ちりは、もとのように土に帰り、霊はこれを授けた神に帰る。伝道の書12:7
 IPS細胞によって造られた人間には霊はないのでしょうか。分からなくなります。
 もっと恐ろしいことは、人類はすでに違う種類のDNAを交配させることによって、今までにない種類の生物を作り出すことが出来るようになるかもしれません。これをキメラと言います。極端な話、馬と人間の姿をしたギリシャ神話のケンタロウスも作り出せるのです。このようなことを聖書はどう言っているでしょうか。
あなたがたは、わたしのおきてを守らなければならない。あなたの家畜を種類の異なった家畜と交わらせてはならない。あなたの畑に二種類の種を蒔いてはならない。また、二種類の糸で織った布地の衣服を身に着けてはならない。レビ19:19
 このように、聖書ははっきりと禁じています。しかし、人間の知的好奇心と探究心は止まることがないし、それを禁じてしまうことも中世の教会のように、頑なで迷信に満ちたものになる可能性もあります。コペルニクスやガリレオの発見を異端として退けたように。
ダニエルよ、あなたは終りの時までこの言葉を秘し、この書を封じておきなさい。多くの者は、あちこちと探り調べ、そして知識が増すでしょう。ダニエル書12:4(口語訳)

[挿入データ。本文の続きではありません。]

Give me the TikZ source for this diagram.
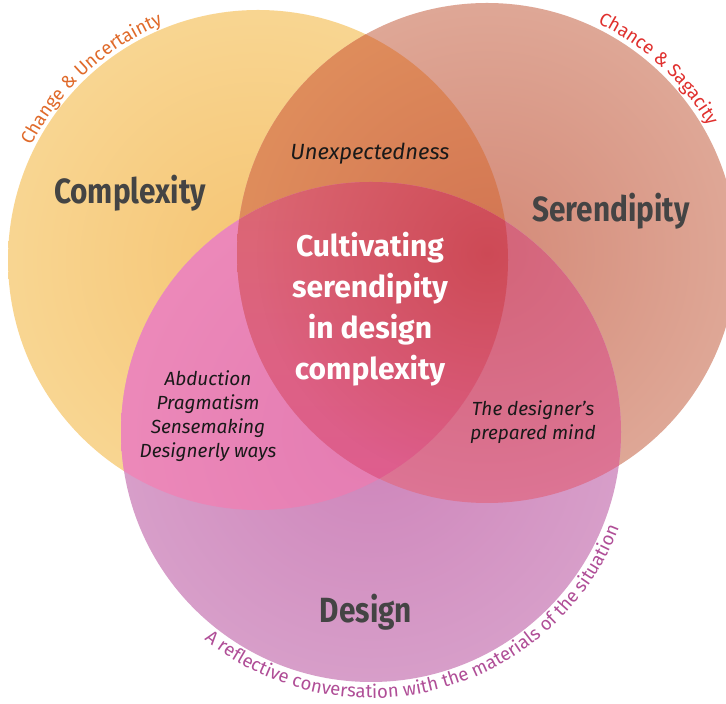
\documentclass[tikz,border=0pt]{standalone}
\usepackage{fontspec}
\setmainfont{Fira Sans}
\newfontfamily\headfont{Fira Sans}
\newfontfamily\titlefont{Fira Sans}[FakeStretch=0.85]
\newfontfamily\arcfont{Fira Sans}
\usetikzlibrary{decorations.text,calc,fadings}

% circle colours (centre / rim)
\definecolor{yIn}{HTML}{F5C473}   \definecolor{yOut}{HTML}{FCE7B0}
\definecolor{bIn}{HTML}{D48A78}   \definecolor{bOut}{HTML}{E9C4B4}
\definecolor{pIn}{HTML}{CE84BA}   \definecolor{pOut}{HTML}{E0B8D8}
% overlap colours
\definecolor{ybIn}{HTML}{D27452}  \definecolor{ybOut}{HTML}{EBA565}
\definecolor{ypIn}{HTML}{E47CB2}  \definecolor{ypOut}{HTML}{F495C0}
\definecolor{bpIn}{HTML}{D36478}  \definecolor{bpOut}{HTML}{E584B0}
\definecolor{ybpTop}{HTML}{DB6770} \definecolor{ybpBot}{HTML}{DE5C92}
\definecolor{ybpSpot}{HTML}{CB4550}
% text colours
\definecolor{headgray}{HTML}{444444}
\definecolor{orangeLbl}{HTML}{E06A2A}
\definecolor{redLbl}{HTML}{E0302E}
\definecolor{purpleLbl}{HTML}{B04E97}

\pgfdeclareradialshading{ysh}{\pgfpoint{0bp}{0bp}}{color(0bp)=(yIn); color(50bp)=(yOut); color(100bp)=(yOut)}
\pgfdeclareradialshading{bsh}{\pgfpoint{0bp}{0bp}}{color(0bp)=(bIn); color(50bp)=(bOut); color(100bp)=(bOut)}
\pgfdeclareradialshading{psh}{\pgfpoint{0bp}{0bp}}{color(0bp)=(pIn); color(50bp)=(pOut); color(100bp)=(pOut)}
\pgfdeclareradialshading{ybsh}{\pgfpoint{0bp}{0bp}}{color(0bp)=(ybIn); color(50bp)=(ybOut); color(100bp)=(ybOut)}
\pgfdeclareradialshading{ypsh}{\pgfpoint{0bp}{0bp}}{color(0bp)=(ypIn); color(50bp)=(ypOut); color(100bp)=(ypOut)}
\pgfdeclareradialshading{bpsh}{\pgfpoint{0bp}{0bp}}{color(0bp)=(bpIn); color(50bp)=(bpOut); color(100bp)=(bpOut)}

% soft spot: opaque centre, clear rim
\tikzfading[name=spotfade, inner color=transparent!15, outer color=transparent!100]

\def\R{250pt}

\begin{document}
\begin{tikzpicture}[x=1pt,y=1pt,
  head/.style={font=\titlefont\bfseries\fontsize{35}{35}\selectfont, text=headgray, inner sep=0pt},
  core/.style={font=\headfont\bfseries\fontsize{30}{41}\selectfont, text=white, align=center, inner sep=0pt},
  note/.style={font=\itshape\fontsize{19}{24}\selectfont, text=black!90, align=center, inner sep=0pt},
  arclabel/.style={decorate, decoration={text along path, text align=center, text={#1}}}
]
\useasboundingbox (0,0) rectangle (726,704);
\fill[white] (0,0) rectangle (726,704);
\clip (0,0) rectangle (726,704);

\coordinate (Yc) at (258,444);
\coordinate (Bc) at (487,451);
\coordinate (Pc) at (371,272);

% single circles
\shade[shading=ysh] (Yc) circle[radius=\R];
\shade[shading=bsh] (Bc) circle[radius=\R];
\shade[shading=psh] (Pc) circle[radius=\R];

% pairwise overlaps
\begin{scope}
  \clip (Yc) circle[radius=\R];
  \shade[shading=ybsh] (Bc) circle[radius=\R];
\end{scope}
\begin{scope}
  \clip (Yc) circle[radius=\R];
  \shade[shading=ypsh] (Pc) circle[radius=\R];
\end{scope}
\begin{scope}
  \clip (Pc) circle[radius=\R];
  \shade[shading=bpsh] (Bc) circle[radius=\R];
\end{scope}
% triple overlap: coral at the top, pink below, deeper red round the Serendipity centre
\begin{scope}
  \clip (Yc) circle[radius=\R];
  \clip (Pc) circle[radius=\R];
  \clip (Bc) circle[radius=\R];
  \shade[top color=ybpTop, bottom color=ybpBot] (230,190) rectangle (520,530);
  \fill[ybpSpot, path fading=spotfade] (Bc) circle[radius=230pt];
\end{scope}

% titles
\node[head] (tComplexity) at (130,511) {Complexity};
\node[head] (tSerendipity) at (611,493) {Serendipity};
\node[head] (tDesign) at (366,92) {Design};

% overlap notes
\node[note, font=\itshape\fontsize{22}{24}\selectfont] (tUnexp) at (370,550) {Unexpectedness};
\node[note] (tLeft) at (208,288) {Abduction\\Pragmatism\\Sensemaking\\Designerly ways};
\node[note] (tRight) at (533,282) {The designer’s\\prepared mind};
\node[core] (tCore) at (370,395) {Cultivating\\serendipity\\in design\\complexity};

% curved labels round the rims
\path[arclabel={|\arcfont\fontsize{18.5}{18.5}\selectfont\color{orangeLbl}|Change {\&} Uncertainty}]
  ($(Yc)+(162.6:254pt)$) arc[start angle=162.6, end angle=102.6, radius=254pt];
\path[arclabel={|\arcfont\fontsize{18.5}{18.5}\selectfont\color{redLbl}|Chance {\&} Sagacity}]
  ($(Bc)+(77:255pt)$) arc[start angle=77, end angle=17, radius=255pt];
\path[arclabel={|\arcfont\fontsize{18.5}{18.5}\selectfont\color{purpleLbl}|A reflective conversation with the materials of the situation}]
  ($(Pc)+(215:266pt)$) arc[start angle=215, end angle=355, radius=266pt];
\end{tikzpicture}
\end{document}
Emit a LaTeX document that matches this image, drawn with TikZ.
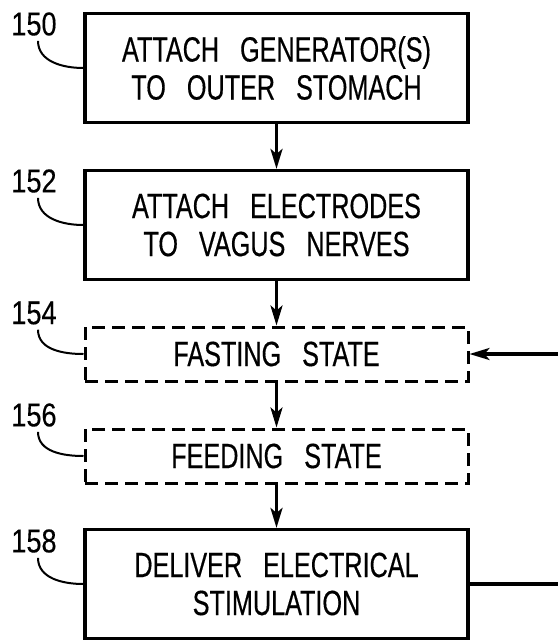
\documentclass[tikz,border=0pt]{standalone}
\usepackage{fontspec}
\setmainfont{Liberation Sans}[FakeStretch=0.72,WordSpace=3,FakeBold=0.4]
\newfontfamily\numfont{Liberation Sans}[FakeStretch=0.82,FakeBold=0.3]
\usetikzlibrary{arrows.meta}
\begin{document}
\begin{tikzpicture}[x=1pt,y=-1pt,
    box/.style={draw,line width=3.2pt,minimum width=383pt,minimum height=109pt,
      align=center,inner sep=0pt,font=\fontsize{35}{38}\selectfont},
    dbox/.style={box,line width=3pt,dash pattern=on 13pt off 7pt,minimum height=54pt},
    num/.style={font=\numfont\fontsize{33}{33}\selectfont,inner sep=0pt},
    leader/.style={line width=2pt},
    flow/.style={line width=3.2pt,-{Stealth[length=20pt,width=12pt,inset=5pt]}}]
  \useasboundingbox (0,0) rectangle (558,641);
  % boxes
  \node[box] (attgen) at (276.5,68) {ATTACH GENERATOR(S)\\TO OUTER STOMACH};
  \node[box] (attel) at (276.5,225) {ATTACH ELECTRODES\\TO VAGUS NERVES};
  \node[dbox] (fast) at (276.5,354) {FASTING STATE};
  \node[dbox] (feed) at (276.5,456) {FEEDING STATE};
  \node[box] (stim) at (276.5,584) {DELIVER ELECTRICAL\\STIMULATION};
  % reference numerals
  \node[num] (n150) at (34,24) {150};
  \node[num] (n152) at (34,181) {152};
  \node[num] (n154) at (34,313) {154};
  \node[num] (n156) at (34,415) {156};
  \node[num] (n158) at (34,541) {158};
  \draw[leader] ([xshift=4pt,yshift=-5pt]n150.south) to[out=-90,in=180] (attgen.west);
  \draw[leader] ([xshift=4pt,yshift=-5pt]n152.south) to[out=-90,in=180] (attel.west);
  \draw[leader] ([xshift=4pt,yshift=-5pt]n154.south) to[out=-90,in=180] (fast.west);
  \draw[leader] ([xshift=4pt,yshift=-5pt]n156.south) to[out=-90,in=180] (feed.west);
  \draw[leader] ([xshift=4pt,yshift=-5pt]n158.south) to[out=-90,in=180] (stim.west);
  % flow
  \draw[flow] (attgen) -- (attel);
  \draw[flow] (attel) -- (fast);
  \draw[flow] (fast) -- (feed);
  \draw[flow] (feed) -- (stim);
  \coordinate (back) at (558,354);
  \coordinate (out) at (558,584);
  \draw[flow] (back) -- (fast.east);
  \draw[line width=3.2pt] (stim.east) -- (out);
\end{tikzpicture}
\end{document}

 「多くの者は、あちこちと探り調べ、そして知識が増すでしょう」とあるように、本当に今は人間が究極の探求を行い、知識を持った時代です。人間は宇宙の始まりを知ることが出来、生物の根本的な仕組みを解明しました。考えようによっては、人間はその気になれば科学的に神を知ることも出来る時代とも言えます。事実、最近欧米では多くの科学者がクリスチャンになっています。神の創造の御業を探求すれば神を発見せざるを得ないのです。信仰を持つ勇気さえあればですが。
 この言葉をダニエルに告げたのは、この人でした。
目をあげて望み見ると、ひとりの人がいて、亜麻布の衣を着、ウパズの金の帯を腰にしめていた。そのからだは緑柱石のごとく、その顔は電光のごとく、その目は燃えるたいまつのごとく、その腕と足は、みがいた青銅のように輝き、その言葉の声は、群衆の声のようであった。10:5〜6
 この方が全てをご存知です。この方だけがすべてのものを造られたのです。
すべてのものは、この方によって造られた。造られたもので、この方によらずにできたものは一つもない。ヨハネ1:3(新改訳)
 天地創造から150億年、人類は神の領域を犯し始めています。いつまで神様はこんなことを許されるでしょうか。バベルの塔に勝る、高慢と冒涜がはびこり始めています。私たちは次のダニエル書の言葉を噛みしめましょう。
その時あなたの民を守っている大いなる君ミカエルが立ちあがります。また国が始まってから、その時にいたるまで、かつてなかったほどの悩みの時があるでしょう。しかし、その時あなたの民は救われます。すなわちあの書に名をしるされた者は皆救われます。また地のちりの中に眠っている者のうち、多くの者は目をさますでしょう。そのうち永遠の生命にいたる者もあり、また恥と、限りなき恥辱をうける者もあるでしょう。 賢い者は、大空の輝きのように輝き、また多くの人を義に導く者は、星のようになって永遠にいたるでしょう。ダニエル12:1〜3(口語訳)
 あなたは、この最後の言葉のようになるのです。そうです、だから「多くの人を義に導く」事は最も大切なことなのです。